As you can tell – Rubio isn’t the sharpest crayon in the box in addition to his inability to articulate original thoughts in an organized debate. The Republican golden boy – aka, the military industrial complex’s wet dream – probably forgot his pocket Constitution. It’s just appalling that Stupidparty frontrunners are constructing falsehoods that disrupt the functionality of government. Political polarization and special interests have caused a major mental regression within the Republican Party. And these are the political opportunists who believe that the 1st and 2nd Amendments are unlimited rights, i.e., protecting the right to intimidate Muslim Americans in front of their mosques and allowing mentally ill individuals to buy pistols. Anyone with a fundamental understanding of Supreme Court jurisprudence knows that virtually every right granted by the Constitution has limitations. Whether it’s not having the legal right to yell fire in a crowded theatre, or limitations on the type of weapons civilians can purchase, legal ceilings are created to prevent the abuse of certain rights. Even Scalia – a strict Constitutionalist– expressed his opinion on the topic of unlimited rights:
“Like most rights, the right secured by the Second Amendment is not unlimited…”. It is “…not a right to keep and carry any weapon whatsoever in any manner whatsoever and for whatever purpose.”

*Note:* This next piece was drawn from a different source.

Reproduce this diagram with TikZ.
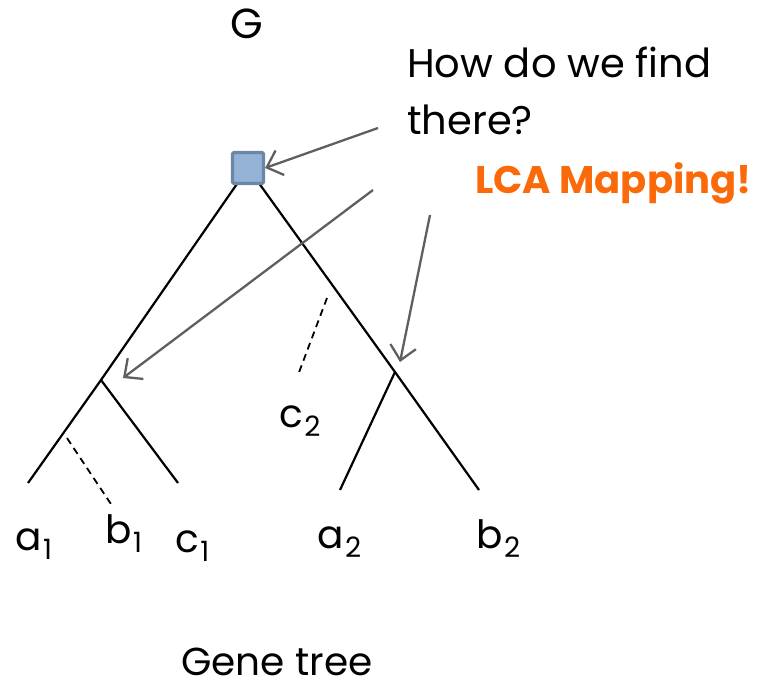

This snippet from Scalia’s opinion in District of Columbia v. Heller should be read to every Stupidparty disciple. But back to the Supreme Court nomination process: Article II of the United States Constitution stipulates that the commander-in-chief is responsible for appointing Supreme Court Justices. The process goes as follows: when a vacancy opens up, the President nominates an individual to fill the voided seat. After a nominee is chosen, the Senate conducts hearings to properly vet the nominee. If no major scandal arises out of the hearing, a bipartisan Judiciary Committee votes on whether or not to allow the nomination to be voted on in the Senate. Sixty votes are required to end debate and ensure approval (or you can have Ted Cruz filibuster the nominee by reading Doctor Seuss stories for twenty hours). Lastly, recess appointments can be used to fill the seat.
Prior to the 1980s, appointing judicial nominees was a rapid, non-burdensome process, with judges being approved in under a month – nowadays, the process takes around sixty-seven days. And it should be noted that both parties partake in blocking nominees by employing tactics like filibustering, but there was never an implicit or explicit agreement between Congress and the President to disallow presidential nominations in the final year. Moreover, there’s no precedent put forth by presidential action that lends credence to this ludicrous notion, such as the “two term precedent” established by George Washington when he voluntarily relinquished power to the people by stepping down in order to prevent despotic rule. So, the question is, what the f**k are they referring to?
According to Fact Check, there have been six Supreme Court nominations in the final year of the presidency. By the way, appointing federal judges has been relatively simple until the Obama years – I wonder why… The point is: American political history tells us that a president can nominate a judge at any point during their presidency. As a matter of fact, Barack Obama can decide to nominate a judge on his final day in office – of course, the next president will be able to recall the nominee – but regardless, the nomination process is a Constitutional right that doesn’t have a particular time restriction. The only feeble argument the Stupidparty can make is that an outgoing, unpopular president, in an environment of Congress being held by the opposing party, should not be permitted to appoint justices as their decisions are not a direct reflection of public sentiment. However, the American government is technically a Republican style system with carefully constructed checks and balances written into a social contract to tame the irrational passions of the electorate. One of these checks and balances includes executive authority to appoint Supreme Court Justices – this authority controls the passions of the people by allowing a powerful legal entity to review potentially anti-Constitutional pieces of legislation, officially known as judicial review (set into place in Marbury v. Madison).
Furthermore, vacancies are a matter of chance as predicting the death of a Supreme Court justice is obviously difficult and unrealistic – the notion that the Founders would intend to prevent an appointment in the event of a death during a president’s final year is absurd. Having a split Court without a deciding vote breaks apart the essential function of the Judicial Branch, i.e., if a tie occurs, the Court is forced to affirm the appellate court’s decision. Incidentally, some invoke the Senate’s role to “advise and consent” in regards to approval of the nominee, which does in fact grant the Senate some power – however, nominees have historically been rejected for personal conduct and not political beliefs (this has become more common in contemporary American politics). Blind obstructionism deteriorates the nomination process because the Senate is – at the least – supposed to vet the president’s nominee. Saying that the Senate will refuse to review a nominee in the president’s final year is a political game that ultimately weakens the effectiveness of the Court during a vacancy, especially with the possibility of a hung Court.
Supreme Court appointments haven’t been as contentious of an issue until the Reagan years – this is because insidious money has continued to poison the system. Gerrymandering has largely contributed to America’s polarized political culture as a result of the influx of shady money. With districts turning more partisan, Congressmen are even more beholden to their corporate masters. Politicians like Mitch McConnell and Marco Rubio are prime examples of the Republican Party’s unpragmatic polarizaiton– lies have literally become more valuable to the Party because of the emphasis on fundraising rather than rational and effective governance. Instead of raising the majority of campaign money from average Americans, Stupidparty leaders bend over to corporate lobbyists which prevents government from operating in the manner envisioned by the Founding Fathers (who the Right constantly praises and invokes to pad their jingoistic patriotism). If the Founders were present today, I’m certain that they would loathe those who construct false political interpretations and unagreed upon norms for the sake of political opportunism.
But really, how can you explain any legal concept to vacuous bigots?